The Tremor 3 reticle is issued to U.S. Special Operations Snipers and is very useful for multiple target and multiple distanceengagements. Recently, there has been a new series of reticles that fall into the holdover category, but have significantly fewer aiming points than the Tremor 3. These reticles are less cluttered, but many who use them fail to realize that unless a portion of your reticle is touching your target, you do not have a repeatable point-of-aim. This makes follow-up-shot corrections very difficult and much less precise when it comes to any reticle with too few aiming points.
Reducing the number of aiming points on a holdover reticle by eliminating portions of the reticle makes a floating point-of-aim much more likely. I don’t care for reticles that adopt this strategy because they‘re only effective on very large targets, like a full-sized International Practical Shooting Confederation (IPSC) piece of steel set at 800 yards or less. However, they are growing in popularity by those transitioning from traditional crosshairs to holdover-type reticles, even with their limited utility.
Crosshair versus holdover reticles is a personal affair and depends entirely on whether the shooter wants to dial for elevation or just holdover. Each type has its merits. I holdover about 75 percent of the time, so about 75 percent of my scopes have holdover reticles. I believe every rifleman should try to be proficient in both reticle languages.

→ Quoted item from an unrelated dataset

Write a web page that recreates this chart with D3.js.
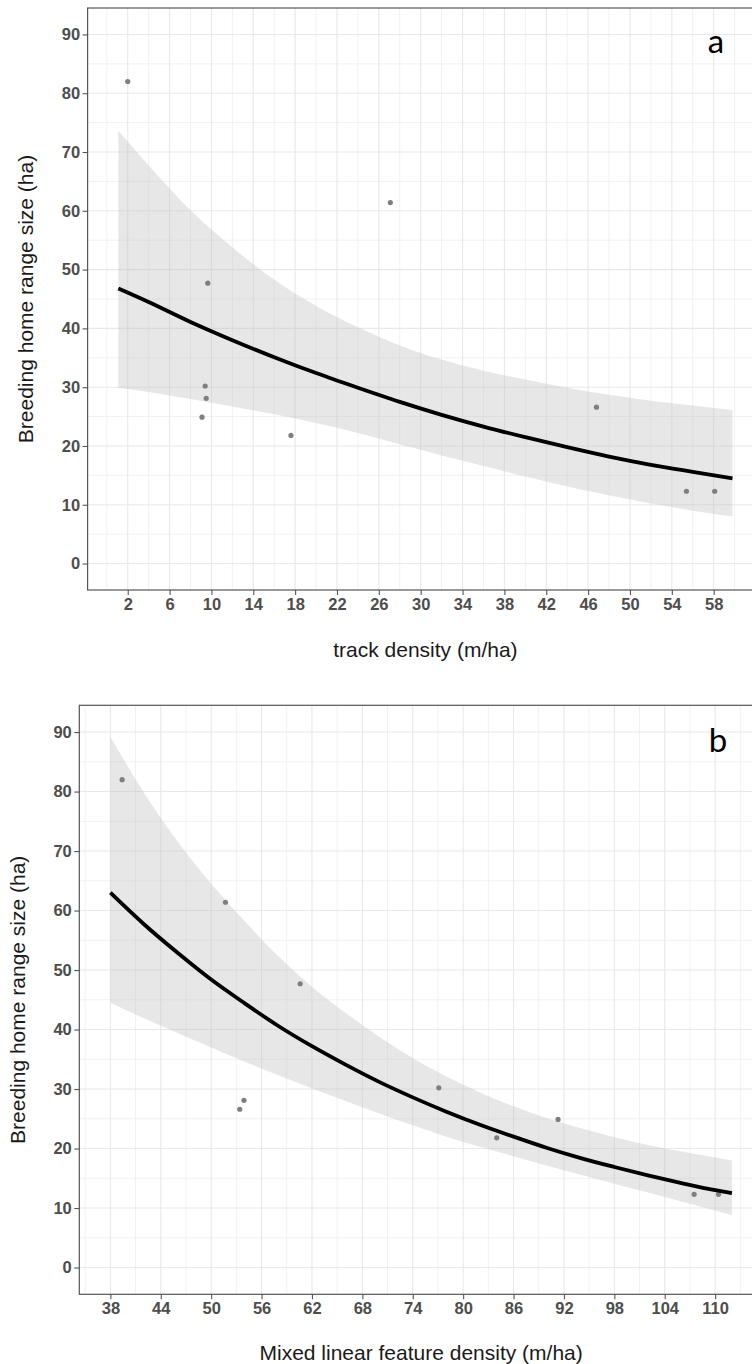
<!DOCTYPE html>
<html>
<head>
<meta charset="utf-8">
<script src="https://cdn.jsdelivr.net/npm/d3@7"></script>
<style>
  body { margin: 0; background: #fff; }
  svg { display: block; overflow: hidden; }
</style>
</head>
<body>
<svg id="chart" width="752" height="1364"></svg>
<script>
// ---------- Panel a: track density ----------
const trackX = [2.0, 9.65, 27.1, 9.4, 9.5, 9.1, 17.6, 46.8, 55.4, 58.1];
const trackY = [82.0, 47.7, 61.4, 30.2, 28.1, 24.9, 21.8, 26.6, 12.3, 12.3];
const trackFitX  = [1.1, 4, 8, 12, 16, 20, 24, 28, 32, 36, 40, 44, 48, 52, 56, 59.8];
const trackFit   = [46.8, 44.5, 41.1, 38.0, 35.1, 32.4, 29.9, 27.5, 25.3, 23.3, 21.5, 19.8, 18.2, 16.8, 15.6, 14.5];
const trackLower = [29.9, 29.2, 28.0, 26.7, 25.4, 23.9, 22.2, 20.3, 18.4, 16.6, 14.8, 13.1, 11.6, 10.2, 9.0, 8.0];
const trackUpper = [73.6, 67.7, 60.1, 53.8, 48.3, 43.8, 40.2, 37.1, 34.7, 32.8, 31.3, 29.9, 28.7, 27.7, 26.9, 26.1];
const trackTicks = [2, 6, 10, 14, 18, 22, 26, 30, 34, 38, 42, 46, 50, 54, 58];

// ---------- Panel b: mixed linear feature density ----------
const mixedX = [39.4, 51.7, 60.6, 53.4, 53.9, 77.1, 84.0, 91.3, 107.5, 110.4];
const mixedY = [82.0, 61.4, 47.7, 26.6, 28.1, 30.2, 21.8, 24.9, 12.3, 12.3];
const mixedFitX  = [38, 42, 46, 50, 54, 58, 62, 66, 70, 74, 78, 82, 86, 90, 94, 98, 102, 106, 110, 112];
const mixedFit   = [63.0, 57.7, 52.9, 48.4, 44.4, 40.6, 37.2, 34.1, 31.2, 28.6, 26.2, 24.0, 22.0, 20.1, 18.4, 16.9, 15.5, 14.2, 13.0, 12.5];
const mixedLower = [44.5, 41.9, 39.4, 37.0, 34.6, 32.3, 30.1, 28.0, 25.9, 23.9, 22.0, 20.3, 18.7, 17.1, 15.6, 14.1, 12.6, 11.1, 9.6, 8.8];
const mixedUpper = [89.2, 79.8, 71.6, 64.5, 58.2, 52.3, 47.2, 42.8, 38.8, 35.2, 32.1, 29.4, 27.1, 25.1, 23.4, 21.9, 20.6, 19.5, 18.5, 18.0];
const mixedTicks = [38, 44, 50, 56, 62, 68, 74, 80, 86, 92, 98, 104, 110];

// ---------- shared y axis ----------
const yTicks = [0, 10, 20, 30, 40, 50, 60, 70, 80, 90];
const yMinor = [5, 15, 25, 35, 45, 55, 65, 75, 85];
const yLimits = [0, 90];
const yTitle = "Breeding home range size (ha)";

const svg = d3.select("#chart");
const FONT = "'Liberation Sans', Arial, sans-serif";

function drawPanel(cfg) {
  const g = svg.append("g");
  const [x0, x1] = d3.extent(cfg.fitX);
  const px = 0.05 * (x1 - x0);
  const x = d3.scaleLinear().domain([x0 - px, x1 + px]).range([cfg.left, cfg.right]);
  const py = 0.05 * (yLimits[1] - yLimits[0]);
  const y = d3.scaleLinear().domain([yLimits[0] - py, yLimits[1] + py]).range([cfg.bottom, cfg.top]);

  g.append("rect").attr("x", cfg.left).attr("y", cfg.top)
    .attr("width", cfg.right - cfg.left).attr("height", cfg.bottom - cfg.top)
    .attr("fill", "#fff");

  // minor grid
  const step = cfg.ticks[1] - cfg.ticks[0];
  const xMinor = [];
  for (let i = -1; i < cfg.ticks.length + 1; i++) {
    const v = cfg.ticks[0] + (i + 0.5) * step;
    if (v > x.domain()[0] && v < x.domain()[1]) xMinor.push(v);
  }
  g.selectAll(".vmin").data(xMinor).enter().append("line")
    .attr("x1", d => x(d)).attr("x2", d => x(d))
    .attr("y1", cfg.top).attr("y2", cfg.bottom)
    .attr("stroke", "#f1f1f1").attr("stroke-width", 1);
  g.selectAll(".hmin").data(yMinor).enter().append("line")
    .attr("x1", cfg.left).attr("x2", cfg.right)
    .attr("y1", d => y(d)).attr("y2", d => y(d))
    .attr("stroke", "#f1f1f1").attr("stroke-width", 1);
  // major grid
  g.selectAll(".vmaj").data(cfg.ticks).enter().append("line")
    .attr("x1", d => x(d)).attr("x2", d => x(d))
    .attr("y1", cfg.top).attr("y2", cfg.bottom)
    .attr("stroke", "#e8e8e8").attr("stroke-width", 1.1);
  g.selectAll(".hmaj").data(yTicks).enter().append("line")
    .attr("x1", cfg.left).attr("x2", cfg.right)
    .attr("y1", d => y(d)).attr("y2", d => y(d))
    .attr("stroke", "#e8e8e8").attr("stroke-width", 1.1);

  // ribbon
  const band = cfg.fitX.map((v, i) => ({ x: v, lo: cfg.lower[i], hi: cfg.upper[i], fit: cfg.fit[i] }));
  g.append("path").datum(band)
    .attr("d", d3.area().x(d => x(d.x)).y0(d => y(d.lo)).y1(d => y(d.hi)).curve(d3.curveMonotoneX))
    .attr("fill", "#c4c4c4").attr("fill-opacity", 0.4);

  // points
  g.selectAll(".pt").data(cfg.px.map((v, i) => [v, cfg.py[i]])).enter().append("circle")
    .attr("cx", d => x(d[0])).attr("cy", d => y(d[1])).attr("r", 2.6)
    .attr("fill", "#7f7f7f");

  // fit line
  g.append("path").datum(band)
    .attr("d", d3.line().x(d => x(d.x)).y(d => y(d.fit)).curve(d3.curveMonotoneX))
    .attr("fill", "none").attr("stroke", "#000").attr("stroke-width", 3.8);

  // border
  g.append("rect").attr("x", cfg.left).attr("y", cfg.top)
    .attr("width", cfg.right - cfg.left).attr("height", cfg.bottom - cfg.top)
    .attr("fill", "none").attr("stroke", "#555").attr("stroke-width", 1.2);

  // axes
  const ax = g.append("g").attr("transform", `translate(0,${cfg.bottom})`)
    .call(d3.axisBottom(x).tickValues(cfg.ticks).tickSize(5).tickPadding(3).tickFormat(d3.format("d")));
  const ay = g.append("g").attr("transform", `translate(${cfg.left},0)`)
    .call(d3.axisLeft(y).tickValues(yTicks).tickSize(5).tickPadding(2.5).tickFormat(d3.format("d")));
  [ax, ay].forEach(a => {
    a.select(".domain").remove();
    a.selectAll(".tick line").attr("stroke", "#555").attr("stroke-width", 1.1);
    a.selectAll(".tick text").attr("fill", "#4d4d4d")
      .style("font-family", FONT).style("font-size", cfg.tickSize + "px").style("font-weight", "bold");
  });

  // titles
  g.append("text").attr("x", (cfg.left + cfg.right) / 2).attr("y", cfg.xTitleY)
    .attr("text-anchor", "middle").attr("dy", "0.35em")
    .style("font-family", FONT).style("font-size", cfg.titleSize + "px").attr("fill", "#1a1a1a")
    .text(cfg.xTitle);
  g.append("text")
    .attr("transform", `translate(${cfg.yTitleX},${(cfg.top + cfg.bottom) / 2}) rotate(-90)`)
    .attr("text-anchor", "middle").attr("dy", "0.35em")
    .style("font-family", FONT).style("font-size", cfg.titleSize + "px").attr("fill", "#1a1a1a")
    .text(yTitle);

  // panel letter
  g.append("text").attr("x", cfg.labelX).attr("y", cfg.labelY)
    .attr("text-anchor", "middle")
    .style("font-family", "Lato, 'Open Sans', sans-serif").style("font-size", "33px").attr("fill", "#000")
    .text(cfg.label);
}

drawPanel({
  left: 87.6, right: 763.2, top: 8, bottom: 590,
  fitX: trackFitX, fit: trackFit, lower: trackLower, upper: trackUpper,
  px: trackX, py: trackY, ticks: trackTicks,
  xTitle: "track density (m/ha)", xTitleY: 650, yTitleX: 26,
  tickSize: 16.5, titleSize: 21,
  label: "a", labelX: 716, labelY: 53
});

drawPanel({
  left: 79.3, right: 763.0, top: 705.3, bottom: 1294.3,
  fitX: mixedFitX, fit: mixedFit, lower: mixedLower, upper: mixedUpper,
  px: mixedX, py: mixedY, ticks: mixedTicks,
  xTitle: "Mixed linear feature density (m/ha)", xTitleY: 1353, yTitleX: 17.5,
  tickSize: 16.5, titleSize: 21,
  label: "b", labelX: 718, labelY: 751.5
});
</script>
</body>
</html>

Regardless of which type of reticle one selects, FFP and SFP are going to be well served by .2-mil or 1-MOA subtension along the main horizontal crosshair, and a floating center-dot or ultrafine crosshair in the very center of the reticle. By obscuring the smallest amount of the target, it ensures you can shoot as small of a group as possible when load or accuracy testing. It also has precise hold-off points for wind correction.
Of course, there’s still room in the optics world for the old duplex reticle. If a guy isn’t shooting past 300 yards and sticks to hunting or plinking, all this reticle hoopla doesn’t apply. More critters and cans have fallen to a duplex reticle than any other type, and that’s not likely to change anytime soon.